“Non so cosa stia succedendo, la gente è impazzita, guardi mi viene da piangere. Ringrazio tutti, anche a nome dei miei figli”. Raffaella Orfei ha la voce rotta dall’emozione mentre racconta come sia cambiato tutto nel giro di ventiquattr’ore. Ieri è stata pubblicata dal nostro sito la sua storia di “lavoratrice fragile” che si è ritrovata senza lavoro perché dichiarata “inidonea” a fare le pulizie al Poligrafico dello Stato per i rischi di contagio legati all’immunodepressione e alla terapia salvavita con cui tenta di contenere un tumore al quarto stadio.

Il giorno stesso è partita tra i lettori una corsa solidale. “Quando ho visto gli accrediti sono rimasta senza parole, erano bonifici per diverse migliaia di euro equivalenti a molti stipendi”, racconta la donna, il cui assegno mensile ammonta a circa 590 euro. “Ho contattato queste persone per dir loro che ero pronta a restituire le somme perché io volevo lavorare, non cercavo solidarietà umana. Mi hanno risposto di tenerli, avendo compreso che il mio stipendio di per sé non mi permette di vivere ma di sopravvivere. Ho spiegato loro che non mi aspettavo tanto e che se ho denunciato la mia situazione è perché voglio che il legislatore faccia la sua parte, mettendo le persone come me nelle condizioni di stare a casa, se sono malate, o di lavorare se possono e ne hanno bisogno”.
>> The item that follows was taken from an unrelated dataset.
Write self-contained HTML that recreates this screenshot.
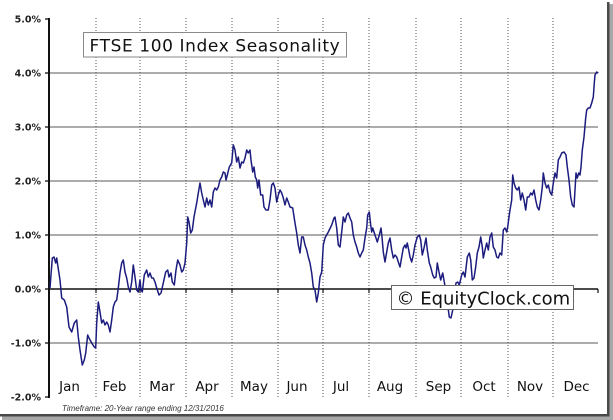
<!DOCTYPE html>
<html><head><meta charset="utf-8"><style>
html,body{margin:0;padding:0;background:#fff;}
svg{display:block;}
</style></head><body>
<svg width="613" height="420" viewBox="0 0 613 420" xmlns="http://www.w3.org/2000/svg">
<rect x="0" y="0" width="613" height="420" fill="#fff"/>
<!-- frame/shadow -->
<rect x="607" y="2" width="2.5" height="414" fill="#4a4a4a"/>
<rect x="609.5" y="4" width="3.5" height="416" fill="#a8a8a8"/>
<rect x="0" y="414" width="609.5" height="2.5" fill="#4a4a4a"/>
<rect x="2" y="416.5" width="611" height="3.5" fill="#a8a8a8"/>

<!-- horizontal gridlines -->
<g stroke="#7a7a7a" stroke-width="1.2">
<line x1="49" y1="73" x2="598" y2="73"/>
<line x1="49" y1="127" x2="598" y2="127"/>
<line x1="49" y1="181" x2="598" y2="181"/>
<line x1="49" y1="235" x2="598" y2="235"/>
<line x1="49" y1="343" x2="598" y2="343"/>
</g>
<!-- vertical dotted month separators -->
<g stroke="#555" stroke-width="1" stroke-dasharray="1,2">
<line x1="96" y1="18" x2="96" y2="397"/>
<line x1="140" y1="18" x2="140" y2="397"/>
<line x1="186" y1="18" x2="186" y2="397"/>
<line x1="232" y1="18" x2="232" y2="397"/>
<line x1="278" y1="18" x2="278" y2="397"/>
<line x1="323" y1="18" x2="323" y2="397"/>
<line x1="369" y1="18" x2="369" y2="397"/>
<line x1="416" y1="18" x2="416" y2="397"/>
<line x1="461" y1="18" x2="461" y2="397"/>
<line x1="508" y1="18" x2="508" y2="397"/>
<line x1="553" y1="18" x2="553" y2="397"/>
</g>
<!-- zero line and x ticks -->
<line x1="49" y1="289" x2="598" y2="289" stroke="#111" stroke-width="1.6"/>
<g stroke="#111" stroke-width="1.2">
<line x1="96" y1="289" x2="96" y2="293"/>
<line x1="140" y1="289" x2="140" y2="293"/>
<line x1="186" y1="289" x2="186" y2="293"/>
<line x1="232" y1="289" x2="232" y2="293"/>
<line x1="278" y1="289" x2="278" y2="293"/>
<line x1="323" y1="289" x2="323" y2="293"/>
<line x1="369" y1="289" x2="369" y2="293"/>
<line x1="416" y1="289" x2="416" y2="293"/>
<line x1="461" y1="289" x2="461" y2="293"/>
<line x1="508" y1="289" x2="508" y2="293"/>
<line x1="553" y1="289" x2="553" y2="293"/>
<line x1="598" y1="289" x2="598" y2="293"/>
</g>
<!-- y axis -->
<line x1="49" y1="18" x2="49" y2="398" stroke="#111" stroke-width="2"/>
<g stroke="#111" stroke-width="1.3">
<line x1="45" y1="19" x2="49" y2="19"/>
<line x1="45" y1="73" x2="49" y2="73"/>
<line x1="45" y1="127" x2="49" y2="127"/>
<line x1="45" y1="181" x2="49" y2="181"/>
<line x1="45" y1="235" x2="49" y2="235"/>
<line x1="45" y1="289" x2="49" y2="289"/>
<line x1="45" y1="343" x2="49" y2="343"/>
<line x1="45" y1="397" x2="49" y2="397"/>
</g>
<g font-family="'DejaVu Sans', 'Liberation Sans', sans-serif" font-weight="bold" font-size="9.5" fill="#222" text-anchor="end">
<text x="41" y="22.5">5.0%</text>
<text x="41" y="76.5">4.0%</text>
<text x="41" y="130.5">3.0%</text>
<text x="41" y="184.5">2.0%</text>
<text x="41" y="238.5">1.0%</text>
<text x="41" y="292.5">0.0%</text>
<text x="41" y="346.5">-1.0%</text>
<text x="41" y="400.5">-2.0%</text>
</g>

<!-- data -->
<polyline fill="none" stroke="#1c1c7e" stroke-width="1.5" stroke-linejoin="round" points="
50,288 52.3,258 54,257 55.7,263 56.7,258 57.7,265 60,280 61.7,298 64.3,300 66.7,307 69,327 71.7,332 74.3,323 76.7,320 78.3,337 80,350 82.3,365 84.3,360 85.7,353 87.7,335 89,338 91.7,343 94.3,347 95.7,348 96.7,323 98.3,302 100,312 101.7,323 103.3,320 105,325 106.7,322 108.3,325 110,332 111.7,320 113.3,307 115,302 116.7,300 118.3,288 120,273 121.7,263 123.3,260 125,272 126.7,278 128.3,287 130,292 131.7,282 133.3,265 135,277 136.7,290 138.3,292 140,280 141,290 142.3,292 144.3,275 146.7,270 148.3,277 150,273 151.7,278 153.3,278 155,282 156.7,288 159,295 161,293 163.3,283 165.7,272 167.7,270 169,277 171,273 172.3,282 174.3,285 176,270 177.7,260 180,265 181.7,272 183.3,270 185,263
186.7,243 187.7,217 189,222 190.7,233 192.3,230 194,217 195.7,208 196.7,203 198.3,193 200,183 201.7,193 203.3,200 205,207 206.7,198 208.3,205 210,200 211.7,207 213.3,192 215,188 216.7,190 218.3,187 220,180 221.7,177 223.3,172 225,173 226,180 227.3,175 229.3,167 231.7,163 233.3,145 235,150 236.7,162 238.3,157 240,168 241.7,162 243.3,163 245,158 246.7,150 248.3,153 250,150 251,160 252.7,172 254,167 255.3,177 256.7,180 257.7,188 259,180 260.7,195 262.7,195 264,207 266,210 268.3,210 270,200 271.7,185 273.3,183 275,188 276.7,202 278.3,195 280,190 281.7,193 283.3,198 285,205 286.7,198 288.3,202 290,207 292.7,208 295,223 296.7,233 298.3,245 300,253 301.7,237 303.3,237 305,245 306.7,250 308.3,257 310,263 311.7,273 313.3,287 315,290 316.7,302 318.3,293 320,277 321.7,272 323.3,245 325,238 328.3,232 331.7,225 334,218 335,217 336.7,228 338.3,245 340,247 341.7,232 343.3,217 345,222 346.7,215 348.3,213 350,218 351.7,222 353.3,235 355,242 356.7,247 358.3,253 360,257 361.7,253 363.3,250 365,238 366.7,228 367.7,215 369.3,212 370.7,225 371.7,232 372.7,228 374.3,233 376,238 377.3,242 379.3,235 381,228 382,237 383.3,252 385,262 386.7,252 388.3,243 390,238 391.7,250 393.3,258 395,255 396.7,257 398.3,262 400,267 401.7,257 403.3,248 405,245 406,248 407.3,243 408.7,250 410,257 411.7,262 413.3,255 415,245 417.3,237 419.3,235 420.7,240 422.3,255 424,248 426,238 427.3,250 429.3,263 430.7,267 432.7,275 434.3,278 436,277 437.3,263 439,272 440.7,280 442.7,273 444.3,282 446,292 447.7,305 449.3,317 451,318 452.7,310 454.3,295 456,283 457.7,282 459.3,285 461.7,275 463.3,272 465,277 467.3,257 469.3,253 470.7,260 472.3,280
474,278 475.7,267 477.3,253 479,247 480.7,237 482.3,247 483.3,258 485,250 486.7,243 488.3,250 490,237 491.7,233 493.3,247 495,250 496.7,257 498.3,258 500,253 501.7,255 503.3,230 505,228 506.7,232 507.7,227 509,217 510,210 511.7,200 512.7,175 514,183 515.7,188 517.3,190 519,187 520.7,200 522.3,193 524,200 525.7,210 527.3,197 529,197 530.7,193 532.3,195 534,190 535.7,200 537.3,207 539,210 540.7,200 542.3,187 543.3,173 545,183 546.7,188 548.3,185 550,192 551.7,195 553.3,183 555,173 556.7,178 558.3,160 560,157 561.7,153 564,152 566,155 567.3,167 569,180 570.7,197 572.3,205 574,207 575,190 576,173 577.3,178 578.7,173 580,175 581,167 582.3,150 584,137 585.7,118 586.7,110 588.3,108 590,108 591.7,103 593.3,97 594.3,83 595,75 596.7,72 598.3,73"/>

<!-- title box -->
<rect x="83.5" y="32.5" width="263" height="24.5" fill="#fff" stroke="#8a8a8a" stroke-width="1"/>
<text x="89.5" y="51.7" font-family="'DejaVu Sans', 'Liberation Sans', sans-serif" font-size="17" letter-spacing="0.6" fill="#111">FTSE 100 Index Seasonality</text>

<!-- copyright box -->
<rect x="391.5" y="285.5" width="182" height="24" fill="#fff" stroke="#666" stroke-width="1"/>
<text x="396.5" y="304.7" font-family="'DejaVu Sans', 'Liberation Sans', sans-serif" font-size="18" fill="#111">© EquityClock.com</text>

<!-- month labels -->
<g font-family="'DejaVu Sans', 'Liberation Sans', sans-serif" font-size="13.5" fill="#111" text-anchor="middle">
<text x="69.5" y="391">Jan</text>
<text x="114.5" y="391">Feb</text>
<text x="162" y="391">Mar</text>
<text x="207" y="391">Apr</text>
<text x="254" y="391">May</text>
<text x="297" y="391">Jun</text>
<text x="341" y="391">Jul</text>
<text x="390" y="391">Aug</text>
<text x="438.5" y="391">Sep</text>
<text x="484" y="391">Oct</text>
<text x="530" y="391">Nov</text>
<text x="576.5" y="391">Dec</text>
</g>

<text x="62" y="411" font-family="'Liberation Sans', sans-serif" font-style="italic" font-size="8" fill="#333">Timeframe: 20-Year range ending 12/31/2016</text>
</svg>
</body></html>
Lo vuole tanto, Raffaella, che ieri è tornata dal medico del lavoro e, sentita l’oncologa, è riuscita a ottenere il giudizio di idoneità che le permetterà di rientrare. “Il medico non voleva cambiarlo, voleva anzi prorogare l’inidoneità al 31 gennaio 2020. Gli ho risposto che tanti immunodepressi in questo momento non hanno scelta, io fra questi. Devo dar da mangiare ai miei figli e i sacchi della spesa che Emergency mi porta a casa non bastano: c’è l’affitto da pagare, le bollette, la rata dell’auto. Io devo lavorare”. Forte di quel giudizio, è tornata a bussare all’azienda che (meritevolmente) ha deciso di non procedere al licenziamento pur avendone diritto, per chiedere di essere reinserita al suo posto, con tutte le garanzie del caso. Nel pomeriggio l’incontro col coordinatore. “E’ andato bene, c’è stata una grande disponibilità”, racconta Raffaella che però non ha dimenticato di essere stata convocata a settembre e avvertita del possibile licenziamento per esaurimento del “comporto di malattia”. “Mi sembra che ci sia una seria volontà di reintrodurmi al lavoro con le opportune misure, questo è quello che volevo”, dice soddisfatta.

La storia sembra avviata a lieto fine ma lascia sospesi gli interrogativi di fondo da cui è partita. La questione dei “lavoratori fragili” si trascina da mesi irrisolta, dopo che le tutele del Cura Italia che equiparavano l’assenza per malattia al ricovero ospedaliero sono saltate per mancanza di fondi (circa 270 milioni di euro) e irrisolto è rimasto il nodo dei lavoratori che svolgono mansioni che non si possono fare da casa: operai, pulitori, trasportisti, receptionist e così via. Una galassia di migliaia di persone con patologie croniche gravi delle quali lo Stato non si fa carico, lasciando che il soccorso arrivi dalla mani di privati, tra aziende che decidono di non licenziare avendone la possibilità o dei cittadini che spontaneamente si mobilitano per aiutare, quando la gravità delle circostanze lo impongono. Come nel caso di Raffaella che ora dice: “Sono felice di questa tormentata esperienza, dimostra che ci sono diritti che gli italiani considerano irrinunciabili, tanto da sentirsi di doverli garantire in prima persona se vengono negati o intaccati”.